SPRING

Sustainable protein production from biogas for future dairy ingredients

In a nutshell

In the SPRING project, we convert biogas into functional, high-quality microbial proteins (Single-Cell Protein, SCP) that can become part of the food supply of the future.

We are demonstrating a technology in which microorganisms ferment CO2 and CH4 from biogas into food-grade biomass, and we are developing green methods for extracting and formulating the protein as an ingredient in milk and mozzarella, among other things.

The project brings together the entire value chain—from research and process development to scaling, regulation, and product prototypes.

Why SPRING?

Demand for protein is rising, but traditional protein sources (cultivation and animal production) require large areas of land and resources and have a negative impact on the climate and biodiversity. Microbial proteins can be produced with high efficiency and without the same need for agricultural land.

SPRING takes this a step further by using microbial consortia (multiple microorganisms working together) and by linking production directly to biogas, so that a low-value resource can be upgraded to a high-value food ingredient.

How does it work?

Biogas (CO2 and CH4) is used as a carbon source in fermentation processes.

Selected microorganisms are cultivated alone and in consortia to optimize growth, robustness, and the functional properties of the protein.

The biomass is harvested and processed using green downstream processes (DSP) to achieve high protein yield and the right properties (e.g., solubility, emulsification, foaming, and gelling).

The protein is tested and validated in dairy prototypes (milk and mozzarella) and benchmarked against conventional dairy proteins.

At the same time, regulatory requirements (Novel Food) and consumer acceptance are mapped, and business and go-to-market elements are developed.

What should the project deliver?

• Optimized biogas-to-SCP process with high biomass productivity and efficient carbon utilization.
• Sustainable DSP methods with high protein recovery and proven functional properties.
• Validated food prototypes in which at least 40% of the ingredients in dairy hybrids can be replaced.
• A scalable system design and blueprint for upscaling (pilot to 300 L) including assessment of costs, footprint, and LCA.
• Mapping of EU and national frameworks for microbial proteins as Novel Foods, as well as insights into consumer preferences and concerns.

Green gains

SPRING contributes to the circular transition by upgrading biogas from waste streams into a valuable food ingredient. This allows some of today's animal and plant-based proteins to be replaced, which can reduce the climate footprint, land and resource consumption, and contribute to lower emissions of, for example, nitrogen and pesticides associated with agricultural production.

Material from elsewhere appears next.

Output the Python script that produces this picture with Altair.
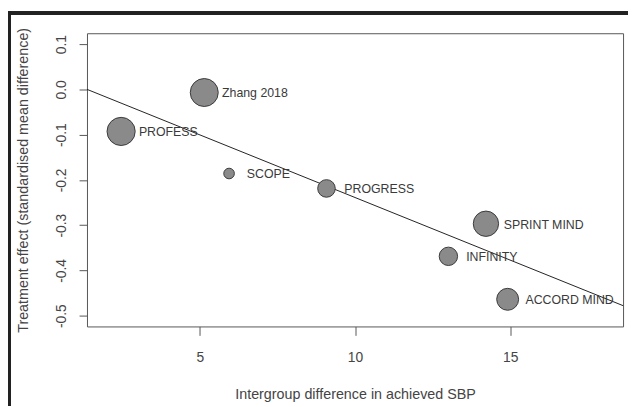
import altair as alt
import pandas as pd

# ---- data ----
studies = ["Zhang 2018", "PROFESS", "SCOPE", "PROGRESS", "SPRINT MIND", "INFINITY", "ACCORD MIND"]
sbp_diff = [5.14, 2.46, 5.94, 9.08, 14.22, 13.01, 14.92]
effect = [-0.007, -0.093, -0.186, -0.219, -0.297, -0.369, -0.464]
weight = [16.0, 16.2, 2.3, 6.3, 13.1, 6.9, 9.8]

fit_x = [1.36, 18.64]
fit_y = [0.0, -0.478]

x_ticks = [5, 10, 15]
y_ticks = [0.1, 0.0, -0.1, -0.2, -0.3, -0.4, -0.5]

x_domain = [1.36, 18.64]
y_domain = [-0.524, 0.124]

FONT = "Liberation Sans"

pts = pd.DataFrame({"study": studies, "x": sbp_diff, "y": effect, "w": weight})
fit = pd.DataFrame({"x": fit_x, "y": fit_y})

xs = alt.Scale(domain=x_domain, nice=False, zero=False)
ys = alt.Scale(domain=y_domain, nice=False, zero=False)

x_axis = alt.Axis(
    title="Intergroup difference in achieved SBP",
    values=x_ticks, format="d", grid=False, domain=False,
    tickSize=9, tickColor="#555", labelPadding=15,
    labelFont=FONT, labelFontSize=14, labelColor="#444",
    titleFont=FONT, titleFontSize=14.5, titleFontWeight="normal", titleColor="#444",
    titlePadding=24,
)
y_axis = alt.Axis(
    title="Treatment effect (standardised mean difference)",
    values=y_ticks, grid=False, domain=False,
    labelExpr="replace(format(datum.value, '.1f'), '\u2212', '-')",
    tickSize=8, tickColor="#555", labelPadding=11,
    labelAngle=-90, labelAlign="center", labelBaseline="bottom",
    labelFont=FONT, labelFontSize=14, labelColor="#444",
    titleFont=FONT, titleFontSize=14.5, titleFontWeight="normal", titleColor="#444",
    titlePadding=24,
)

line = alt.Chart(fit).mark_line(color="#222", strokeWidth=1).encode(
    x=alt.X("x:Q", scale=xs, axis=x_axis),
    y=alt.Y("y:Q", scale=ys, axis=y_axis),
)

bubbles = alt.Chart(pts).mark_circle(
    fill="#8a8a8a", stroke="#3a3a3a", strokeWidth=1, opacity=1
).encode(
    x=alt.X("x:Q", scale=xs),
    y=alt.Y("y:Q", scale=ys),
    size=alt.Size("w:Q", scale=alt.Scale(domain=[0, 16], range=[0, 804], zero=True), legend=None),
)

labels = alt.Chart(pts).mark_text(
    align="left", baseline="middle", dx=18, dy=1, font=FONT, fontSize=12.5, color="#3a3a3a"
).encode(
    x=alt.X("x:Q", scale=xs),
    y=alt.Y("y:Q", scale=ys),
    text="study:N",
)

# decorative outer frame (top and left edges of the figure border)
frame_top = alt.Chart(pts).mark_rule(color="#222", strokeWidth=3).encode(
    x=alt.value(-80), x2=alt.value(548), y=alt.value(-20.5)
)
frame_left = alt.Chart(pts).mark_rule(color="#222", strokeWidth=3).encode(
    x=alt.value(-79), y=alt.value(-22), y2=alt.value(380)
)

chart = alt.layer(line, bubbles, labels, frame_top, frame_left).properties(
    width=543, height=297,
    autosize=alt.AutoSizeParams(type="none"),
    padding={"left": 80, "top": 23, "right": 5, "bottom": 78},
    background="white",
).configure_view(stroke="#555", strokeWidth=1)

chart.save("out.html", embed_options={"renderer": "svg", "actions": False})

Economic and commercial potential

The project aims to make microbial proteins a realistic ingredient in scalable dairy hybrids and new foods. At the same time, a process and equipment blueprint is being developed that can strengthen Danish companies' position within Next-Generation Food and biosolutions.

The project partners contribute with

Technical University of Denmark (DTU Chemical Engineering)
Microbial process development, fermentation, and biogas-to-protein technology.

Technical University of Denmark (DTU Food)
Food science: protein extraction, characterization, and validation in food models.

Roskilde University (RUC)
Regulatory governance (EU/DK) and consumer acceptance analyses.

Alfa Laval Copenhagen A/S
Sensor development and data analysis (CIP solution)

PlanetDairy ApS
Product development and testing of SCP in dairy prototypes; bridge to market and commercialization.

Knowledge Hub Zealand
Project management, communication, and business case/go-to-market based on project results.